JY Yang's Tensorate novella series is one of the more interesting series of novellas to come out in the past two years.  The series has always tried to maintain a tradition of having each book be stand-alone and yet at the same time fit into a longer continuity, allowing a reader to pick up any entry into the series in any order.  It's also been a series unafraid to explore different tones and styles, even as each entry takes place in the same Asian-inspired queer-friendly fantasy world.  I think I enjoyed the third of these novellas (The Descent of Monsters - review here) the most, but they've all been at least solid, so naturally I was always bound to pick up this 4th novella.
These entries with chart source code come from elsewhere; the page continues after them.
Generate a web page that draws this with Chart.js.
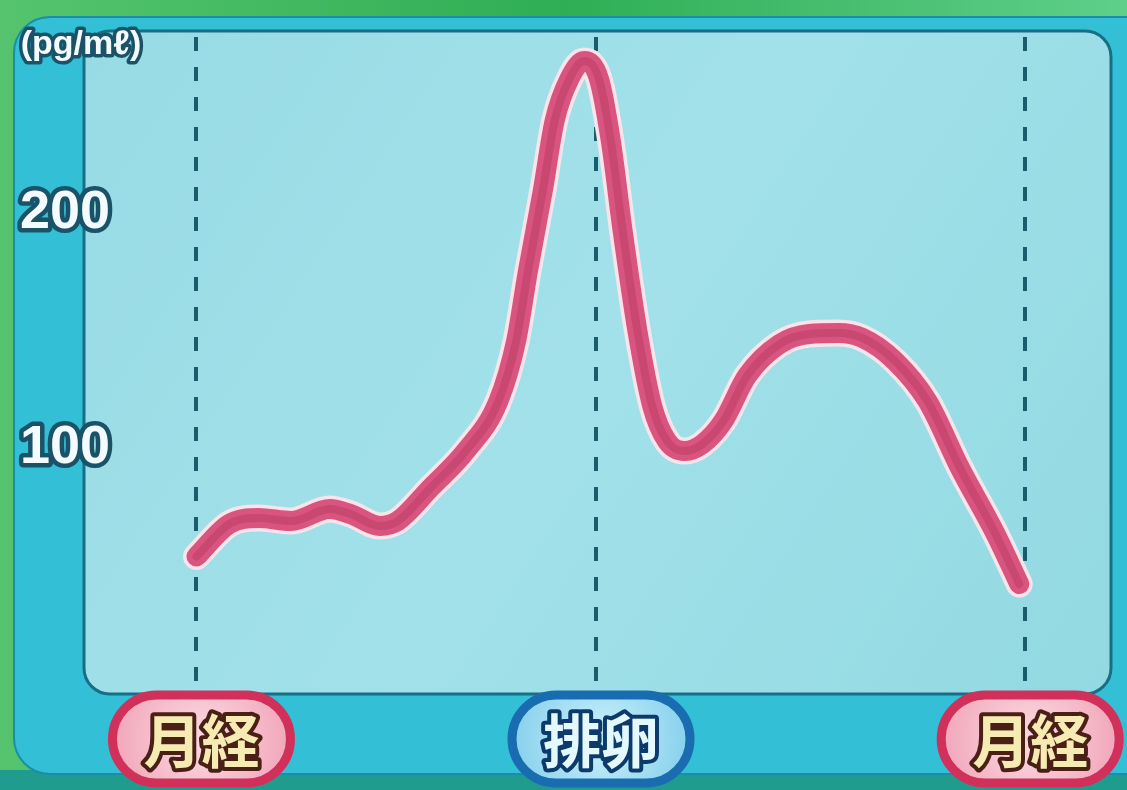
<!DOCTYPE html>
<html lang="ja">
<head>
<meta charset="UTF-8">
<title>エストロゲン</title>
<script src="https://cdn.jsdelivr.net/npm/chart.js"></script>
<style>
  html, body { margin: 0; padding: 0; background: #2fae55; }
  #box { width: 1127px; height: 790px; position: relative; }
</style>
</head>
<body>
<div id="box"><canvas id="myChart"></canvas></div>

<script>
// day of cycle (0 = 月経, 28 = next 月経) and level in pg/mℓ
const days = [0, 1.1, 2.1, 3.2, 4.5, 5.2, 6.2, 6.8, 7.9, 9.1, 10.2, 10.8, 11.2, 11.7, 12.1, 12.6, 13.1,
              13.6, 14.0, 14.4, 14.9, 15.4, 15.9, 16.5, 17.1, 17.8, 18.6, 19.7, 20.7, 21.7, 22.5,
              23.6, 24.7, 25.8, 27.0, 27.8];
const levels = [53, 66.8, 69.4, 68.1, 73.2, 71.1, 66.0, 68.1, 82.1, 97.9, 119.1, 144.7, 174.5, 208.5, 238.3, 256.2, 263.8,
                256.2, 229.8, 191.5, 148.9, 117.0, 102.1, 97.9, 100.9, 110.6, 129.8, 143.4, 147.7, 148.1, 146.0,
                136.2, 119.1, 90.6, 62.6, 41.3];

const markerDays = [0, 13.5, 28];
const markerLabels = ['月経', '排卵', '月経'];
const yTicks = [100, 200];
const unitLabel = '(pg/mℓ)';

const points = days.map((d, i) => ({ x: d, y: levels[i] }));

function roundRect(c, x, y, w, h, r) {
  c.beginPath();
  c.moveTo(x + r, y);
  c.arcTo(x + w, y, x + w, y + h, r);
  c.arcTo(x + w, y + h, x, y + h, r);
  c.arcTo(x, y + h, x, y, r);
  c.arcTo(x, y, x + w, y, r);
  c.closePath();
}

function outlinedText(c, txt, x, y, fill, stroke, lw) {
  c.lineJoin = 'round';
  c.lineWidth = lw;
  c.strokeStyle = stroke;
  c.strokeText(txt, x, y);
  c.fillStyle = fill;
  c.fillText(txt, x, y);
}

const decor = {
  id: 'decor',
  beforeDraw(chart) {
    const c = chart.ctx;
    const a = chart.chartArea;
    const W = chart.width, H = chart.height;
    c.save();
    // green backdrop
    let g = c.createLinearGradient(0, 0, W, 0);
    g.addColorStop(0, '#56c46f');
    g.addColorStop(0.5, '#2fae55');
    g.addColorStop(1, '#5fcf8a');
    c.fillStyle = g;
    c.fillRect(0, 0, W, H);
    c.fillStyle = '#1f9c8e';
    c.fillRect(0, 770, W, H - 770);
    // cyan frame
    c.fillStyle = '#33bfd5';
    roundRect(c, 14, 17, W + 20, 757, 36);
    c.fill();
    c.strokeStyle = '#1a8ea8';
    c.lineWidth = 2;
    c.stroke();
    // inner panel
    g = c.createLinearGradient(a.left, a.top, a.right, a.bottom);
    g.addColorStop(0, '#98dbe5');
    g.addColorStop(0.5, '#a2e1e9');
    g.addColorStop(1, '#92d9e2');
    c.fillStyle = g;
    roundRect(c, a.left, a.top, a.right - a.left, a.bottom - a.top, 26);
    c.fill();
    c.strokeStyle = '#176f86';
    c.lineWidth = 3;
    c.stroke();
    c.restore();
  },
  beforeDatasetsDraw(chart) {
    const c = chart.ctx;
    const a = chart.chartArea;
    const xs = chart.scales.x;
    c.save();
    c.strokeStyle = '#1b5c6c';
    c.lineWidth = 4;
    c.setLineDash([14, 16]);
    markerDays.forEach(d => {
      const px = Math.round(xs.getPixelForValue(d));
      c.beginPath();
      c.moveTo(px, a.top + 6);
      c.lineTo(px, a.bottom - 10);
      c.stroke();
    });
    c.restore();
  },
  afterDraw(chart) {
    const c = chart.ctx;
    const xs = chart.scales.x;
    const ys = chart.scales.y;
    c.save();
    c.textAlign = 'center';
    c.textBaseline = 'middle';
    // y tick labels
    c.font = 'bold 54px "Liberation Sans", Arial, sans-serif';
    yTicks.forEach(v => {
      outlinedText(c, String(v), 65, ys.getPixelForValue(v) + 2, '#f4fbff', '#1a5368', 9);
    });
    // unit
    c.font = 'bold 34px "Liberation Sans", Arial, sans-serif';
    outlinedText(c, unitLabel, 81, 45, '#f4fbff', '#1a5368', 7);
    // badges
    markerLabels.forEach((lab, i) => {
      const cx = xs.getPixelForValue(markerDays[i]) + 5;
      const cy = 739;
      const w = 178, h = 88;
      const ovu = lab === '排卵';
      roundRect(c, cx - w / 2, cy - h / 2, w, h, h / 2);
      const g = c.createRadialGradient(cx, cy, 10, cx, cy, w / 2);
      g.addColorStop(0, ovu ? '#c6eefa' : '#fbd6de');
      g.addColorStop(1, ovu ? '#86d0ec' : '#f1a6ba');
      c.fillStyle = g;
      c.fill();
      c.lineWidth = 9;
      c.strokeStyle = ovu ? '#1a6cb0' : '#d1305a';
      c.stroke();
      c.font = 'bold 58px "Noto Sans CJK JP", sans-serif';
      outlinedText(c, lab, cx, cy + 2, ovu ? '#e4f8ff' : '#f7ebb4', ovu ? '#0c3a6a' : '#4a2016', 8);
    });
    c.restore();
  }
};

const ctx = document.getElementById('myChart');
const chart = new Chart(ctx, {
  type: 'line',
  data: {
    datasets: [
      {
        label: 'outline',
        data: points,
        borderColor: '#f8e4ea',
        borderWidth: 27,
        cubicInterpolationMode: 'monotone',
        pointRadius: 0,
        borderCapStyle: 'round',
        borderJoinStyle: 'round',
        order: 3
      },
      {
        label: 'エストロゲン',
        data: points,
        borderColor: '#d9547f',
        borderWidth: 20,
        cubicInterpolationMode: 'monotone',
        pointRadius: 0,
        borderCapStyle: 'round',
        borderJoinStyle: 'round',
        order: 2
      },
      {
        label: 'core',
        data: points,
        borderColor: 'rgba(176, 56, 96, 0.4)',
        borderWidth: 8,
        cubicInterpolationMode: 'monotone',
        pointRadius: 0,
        borderCapStyle: 'round',
        order: 1
      }
    ]
  },
  options: {
    responsive: true,
    maintainAspectRatio: false,
    animation: false,
    layout: { padding: { left: 84, right: 16, top: 31, bottom: 96 } },
    plugins: { legend: { display: false }, tooltip: { enabled: false } },
    scales: {
      x: { type: 'linear', min: -3.8, max: 30.9, display: false },
      y: { min: -5.5, max: 276.6, display: false }
    }
  },
  plugins: [decor]
});
</script>
</body>
</html>
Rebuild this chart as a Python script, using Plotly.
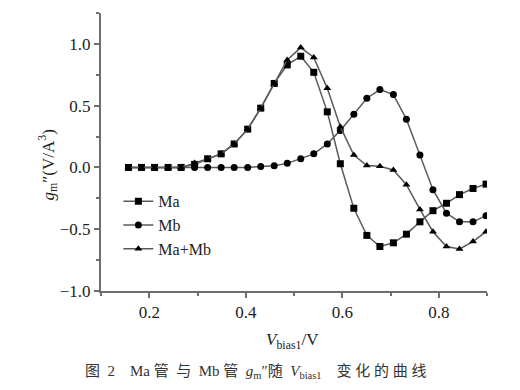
import plotly.graph_objects as go

# x positions of samples (V_bias1, V)
v_bias = [0.157, 0.184, 0.211, 0.239, 0.266, 0.294, 0.321, 0.349, 0.376, 0.404,
          0.431, 0.459, 0.486, 0.514, 0.541, 0.569, 0.596, 0.624, 0.651, 0.678,
          0.706, 0.733, 0.761, 0.788, 0.816, 0.843, 0.871, 0.898]

ma = [0.0, 0.0, 0.0, 0.0, 0.0, 0.025, 0.07, 0.11, 0.19, 0.31,
      0.48, 0.68, 0.83, 0.90, 0.77, 0.45, 0.03, -0.33, -0.55, -0.64,
      -0.61, -0.54, -0.44, -0.35, -0.29, -0.22, -0.17, -0.135]

mb = [0.0, 0.0, 0.0, 0.0, 0.0, 0.0, 0.0, 0.0, 0.0, 0.0,
      0.008, 0.014, 0.033, 0.07, 0.11, 0.19, 0.30, 0.43, 0.56, 0.63,
      0.59, 0.39, 0.10, -0.18, -0.37, -0.44, -0.44, -0.39]

ma_mb = [0.0, 0.0, 0.0, 0.0, 0.0, 0.035, 0.07, 0.11, 0.19, 0.31,
         0.48, 0.68, 0.87, 0.97, 0.89, 0.64, 0.33, 0.10, 0.015, 0.01,
         -0.02, -0.14, -0.34, -0.52, -0.64, -0.66, -0.60, -0.52]

series_names = ["Ma", "Mb", "Ma+Mb"]
series_symbols = ["square", "circle", "triangle-up"]
series_values = [ma, mb, ma_mb]

serif = "Liberation Serif, Times New Roman, serif"
line_col = "#5a5a5a"

fig = go.Figure()
for name, sym, vals in zip(series_names, series_symbols, series_values):
    fig.add_trace(go.Scatter(
        x=v_bias, y=vals, name=name, mode="lines+markers",
        line=dict(color=line_col, width=1.5),
        marker=dict(symbol=sym, size=7, color="black"),
    ))

axis_common = dict(
    showline=True, linecolor="#6e6e6e", linewidth=2,
    ticks="outside", ticklen=5, tickwidth=1.5, tickcolor="#6e6e6e",
    showgrid=False, zeroline=False, mirror=False,
    tickfont=dict(family=serif, size=17, color="#222"),
)

fig.update_xaxes(range=[0.1, 0.9], tick0=0.2, dtick=0.2, tickformat=".1f",
                 minor=dict(dtick=0.1, tick0=0.1, ticks="outside", ticklen=3,
                            tickcolor="#6e6e6e", tickwidth=1.5),
                 **axis_common)
fig.update_yaxes(range=[-1.0, 1.25], tick0=0, dtick=0.5, tickformat=".1f",
                 minor=dict(dtick=0.25, tick0=0, ticks="outside", ticklen=3,
                            tickcolor="#6e6e6e", tickwidth=1.5),
                 **axis_common)

fig.update_layout(
    width=520, height=390,
    margin=dict(l=101, r=33, t=13, b=99),
    plot_bgcolor="white", paper_bgcolor="white",
    showlegend=True,
    legend=dict(x=0.045, y=0.384, xanchor="left", yanchor="top",
                bgcolor="rgba(0,0,0,0)",
                font=dict(family=serif, size=16, color="#222"),
                tracegroupgap=0, itemwidth=30),
)

fig.add_annotation(
    text="<i>g</i><sub>m</sub>″(V/A<sup>3</sup>)",
    xref="paper", yref="paper", x=-0.175, y=0.455,
    showarrow=False, textangle=-90,
    font=dict(family=serif, size=17, color="#222"),
)
fig.add_annotation(
    text="<i>V</i><sub>bias1</sub>/V",
    xref="paper", yref="paper", x=0.495, y=-0.226,
    showarrow=False,
    font=dict(family=serif, size=17, color="#222"),
)

NB = "\u00a0"
caption = ("图" + NB * 2 + "2" + NB * 4 + "Ma" + NB + "管" + NB * 2 + "与" + NB * 2 + "Mb" + NB
           + "管" + NB * 2 + "<i>g</i><sub>m</sub>″随" + NB * 2
           + "<i>V</i><sub>bias1</sub>" + NB * 4
           + "变" + NB + "化" + NB + "的" + NB + "曲" + NB + "线")
fig.add_annotation(
    text=caption,
    xref="paper", yref="paper", x=0.402, y=-0.331,
    showarrow=False,
    font=dict(family="Liberation Serif, Noto Sans CJK SC, serif", size=15, color="#333"),
)

fig.write_html("out.html")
The result is probably my least favorite of the series, as it feels the most generic of them all - a flashback to the rise of the Protector, the greater antagonist of the series so far, from the perspective of her one-time romantic partner and later political opponent.  It's also incredibly short, and left me feeling "That's it?" when it was completed.  More on this after the jump:

Quick Plot Summary:  The Protector is dead.  One would think that this news would make Lady Han - the leader of the Machinist rebellion against the Protector - celebrate.  But instead, she grieves for the loss of the woman she has fought against for years.  In the midst of this grief she finds a fellow soul also grieving, and to that soul Lady Han tells the story.  The story of how Lady Han came to meet the Protector and became the Protector's right hand woman, as the Protector - then named Hekate - rose from ambitious but still human royal daughter to the monster they all knew and feared.....

Thoughts: The Ascent to Godhood is an.....interesting installment in this series, in that it feels both so very unconnected from the rest of the series and at the same time seems to make the most references to obscure or seemingly-forgotten characters from prior installments (particularly the first) that it made me repeatedly want to go back.  The novella starts by positing a major event in the series - the most significant long-running antagonist is dead! - and then....never actually tells the story of her death at all (how it happened is implied at the end in a reference to the 3rd novella).  Instead, this is a prequel about how the Protector came to be the cruel evil tyrant as she rose from a young royal princess to the most powerful person in the country.  And it's a solid story mind you, if a little predictable, and the emotional connection between the Protector and Lady Han (herself one of those bit characters I'd forgotten about) does work pretty well, as does the rest of Yang's writing.

But at the same time, the whole of it feels, and maybe this is because this is such a short installment, incredibly generic, with little of the interesting aspects of the setting really making much difference.  You could easily have shifted this novella to another fantasy universe and I think it would still work, which is kind of disappointing and removes some of its impact, especially after all that we've read through the first three installments.  By contrast, that third installment for example (The Descent of Monsters) was often hilarious in tone as well as emotionally strong, and used the special aspects of this series in excellent ways to further the story....here we lose that last bit.  Again, it's a fine novella, but it left me more nonplussed than anything at the end.  Ah well, hopefully we get a fifth installment that can bounce back.